As of 2013, only four states–California, Maryland, Nevada and New York–do not have equine activity statutes. Do equine activity statutes offer real protection for horse people? If so, what protection do they provide, and are there any traps for the unwary?

What Is an Equine Activity Statute?

An equine activity statute is a law designed to limit liability for injuries and deaths connected with horse-related activities. The principle of equine activity statutes is a long-standing legal doctrine, “assumption of the risk.” A person assumes the risk of participating in an activity if they have full knowledge of the risks involved and decide to participate anyway. Assumption of the risk is often a successful legal defense in horse accident cases, even in states without equine activity statutes.

How Does an Equine Activity Statute Benefit Me?

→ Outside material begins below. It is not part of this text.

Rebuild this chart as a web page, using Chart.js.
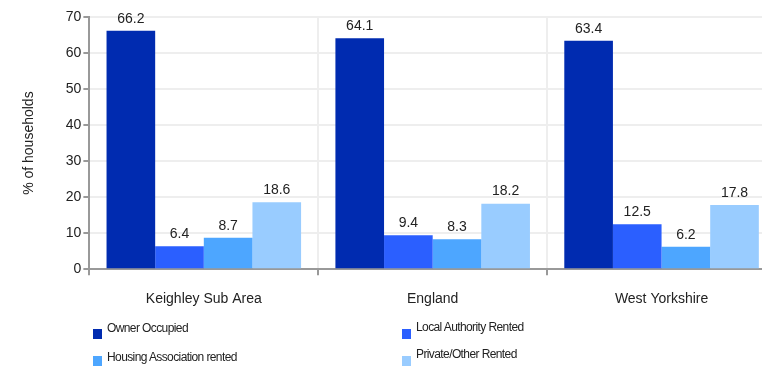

Equine activity statutes have two key benefits. First, they discourage people from suing. Plaintiffs’ attorneys often work on contingency (they get paid only if their client wins) and therefore, they prefer to take on cases they believe they can win. If an equine activity statute means the case will be harder to win, plaintiffs’ attorneys will be less likely to take the case. Potential plaintiffs will therefore have a more difficult time finding an attorney to represent them, resulting in fewer lawsuits filed. If fewer attorneys are interested in taking a case, the potential plaintiff will also likely pay more for legal representation, making them less likely to file a lawsuit.